Samsung's $2,000 Foldable 'iPhone Killer' Keeps Breaking After 1 Day Of Use

Samsung's long-awaited 'foldable' iPhone killer is shaping up to be yet another bomb (no pun intended).

With the company's reputation still not fully recovered from the 2016 recall of the Samsung Galaxy 7 following reports that the batteries in some phones had spontaneously combusted, several tech journalists provided an advanced model of the 'Galaxy Fold' ahead of its public debut later this month reported myriad problems with the handset.

Samsung

Reviewers at CNBC, the Verge and Bloomberg complained about issues including a malfunctioning LED screen, problems with the hinge and strange bulges.

Here's an excerpt from the Verge's review.

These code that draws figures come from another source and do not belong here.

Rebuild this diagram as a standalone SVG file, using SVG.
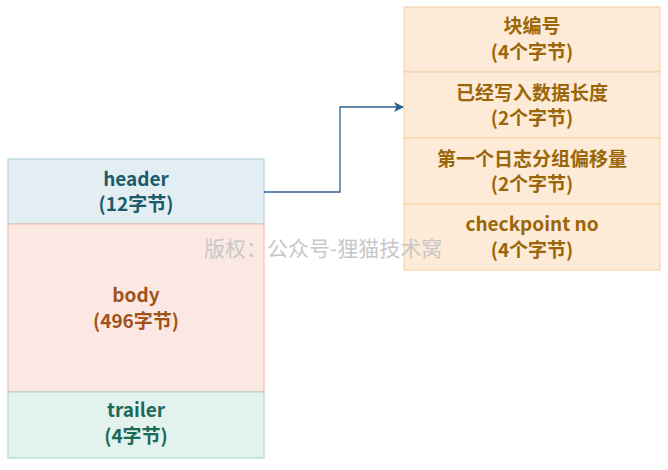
<svg xmlns="http://www.w3.org/2000/svg" width="668" height="470" viewBox="0 0 668 470">
<style>
text{font-family:"Noto Sans CJK SC","Noto Sans",sans-serif;font-size:19px;font-weight:bold;text-anchor:middle}
.h rect{fill:#e3eef2;stroke:#a9cdd9}
.h text{fill:#1c5a6d}
.b rect{fill:#fce8e2;stroke:#efbca9}
.b text{fill:#a0521c}
.t rect{fill:#e3f2ed;stroke:#a5d4c7}
.t text{fill:#1a6a57}
.r rect{fill:#fdebd7;stroke:#f5d0a5}
.r text{fill:#9b6608}
.wm{fill:#c8c8c8;font-weight:normal;font-size:21px;text-anchor:start}
</style>
<defs>
<marker id="arr" viewBox="0 0 10 10" refX="9" refY="5" markerWidth="10" markerHeight="10" markerUnits="userSpaceOnUse" orient="auto">
<path d="M0,0 L10,5 L0,10 L2.5,5 Z" fill="#2a6391"/>
</marker>
</defs>
<g id="header" class="h"><rect x="8" y="159" width="256" height="65"/><text x="136" y="186">header</text><text x="136" y="211">(12字节)</text></g>
<g id="body" class="b"><rect x="8" y="224" width="256" height="168"/><text x="136" y="302">body</text><text x="136" y="328">(496字节)</text></g>
<g id="trailer" class="t"><rect x="8" y="392" width="256" height="66"/><text x="136" y="417">trailer</text><text x="136" y="443">(4字节)</text></g>
<g id="r1" class="r"><rect x="404" y="7" width="256" height="65"/><text x="532" y="33">块编号</text><text x="532" y="59">(4个字节)</text></g>
<g id="r2" class="r"><rect x="404" y="72" width="256" height="66"/><text x="532" y="100">已经写入数据长度</text><text x="532" y="125">(2个字节)</text></g>
<g id="r3" class="r"><rect x="404" y="138" width="256" height="66"/><text x="532" y="166">第一个日志分组偏移量</text><text x="532" y="191">(2个字节)</text></g>
<g id="r4" class="r"><rect x="404" y="204" width="256" height="66"/><text x="532" y="231">checkpoint no</text><text x="532" y="257">(4个字节)</text></g>
<g id="connectors"><path d="M264,192 H340 V107 H403" fill="none" stroke="#2a6391" stroke-width="1.3" marker-end="url(#arr)"/></g>
<text class="wm" x="204" y="256">版权：公众号-狸猫技术窝</text>
</svg>
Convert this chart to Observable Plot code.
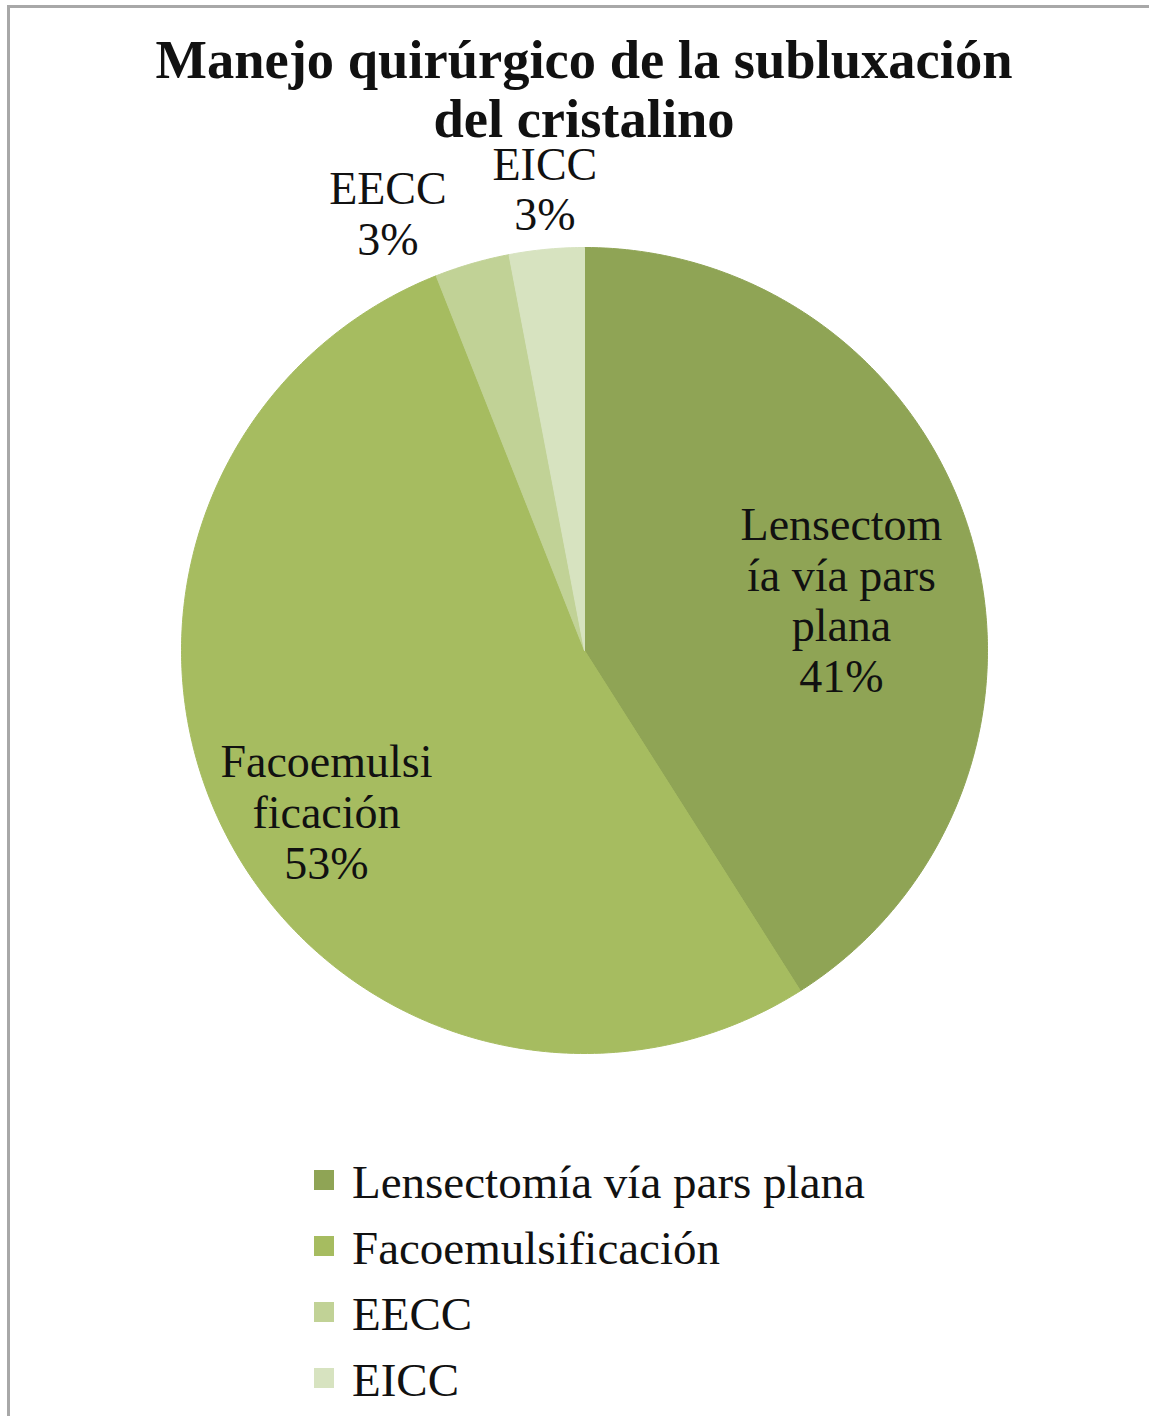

Look closely at the picture above, and you can see a small bulge right on the crease of my Galaxy Fold review unit. It’s just enough to slightly distort the screen, and I can feel it under my finger. There’s something pressing up against the screen at the hinge, right there in the crease. My best guess is that it’s a piece of debris, something harder than lint for sure. It’s possible that it’s something else, though, like the hinge itself on a defective unit pressing up on the screen.

It’s a distressing thing to discover just two days after receiving my review unit. More distressing is that the bulge eventually pressed sharply enough into the screen to break it. You can see the telltale lines of a broken OLED converging on the spot where the bulge is.

Though other expensive gadgets have been released with well-publicized glitches (one MacBook pro model's keyboard issues come to mind), the 'Galaxy Fold's' problems are "on an entirely different level," the Verge said.

Other reviewers may not have reported issues, but Bloomberg and the Verge's accounts of the malfunctions were similar enough to raise serious questions. When it reported the issues to Samsung, Bloomberg said a company representative said the device should be used with the plastic protective layer left on the screen. However, BBG's reporter said no such warning was present anywhere on or in the packaging.

In one of the more serious apparent flaws, the inner screen stopped working. First, the left side of the display went dark - then the right side developed problems before also failing completely. Other reviewers reported similar issues, including flickering visuals and how the area around the central hinge lost viewable pixels. The external display still functioned for Bloomberg’s review team when the phone is closed. Separately, the demo unit’s screen retained permanent marks wherever a fingernail made contact during the course of use.

Other reviewers however reported no major issues with the gadgets Samsung provided. In an email sent Tuesday - a day after providing the demo units - it asked media not to remove a “special protective layer.” The device’s packaging didn’t discourage the attempt however, and the sheet seemed similar to the protective films that come with most phones, tablets, and TVs right out of the box.

"The main display on the Galaxy Fold features a top protective layer, which is part of the display structure designed to protect the screen from unintended scratches," Samsung said in its statement. "Removing the protective layer or adding adhesives to the main display may cause damage. We will ensure this information is clearly delivered to our customers."

"We have received a few reports regarding the main display on the samples provided. We will thoroughly inspect these units in person to determine the cause of the matter," Samsung said in an statement Thursday. The phone’s commercial launch is still planned for April 26.

Samsung eventually clarified that the reason for some of the defects reported by the reviewers was their decision to remove a polymer layer that, at first glance, appeared to be a screen protector but is actually part of the phone. Samsung said warnings about the ploymer layer would be present on retail models.

But even if Samsung manages to fix this communication error, and rectify the other issues reported by reviewers...a stream of tweets from tech journalists warning that the phone, which costs nearly twice as much as a new iPhone, broke within days of purchase.

Though Samsung has time to fix any issues with the phone before its release date, this is definitely not a good look.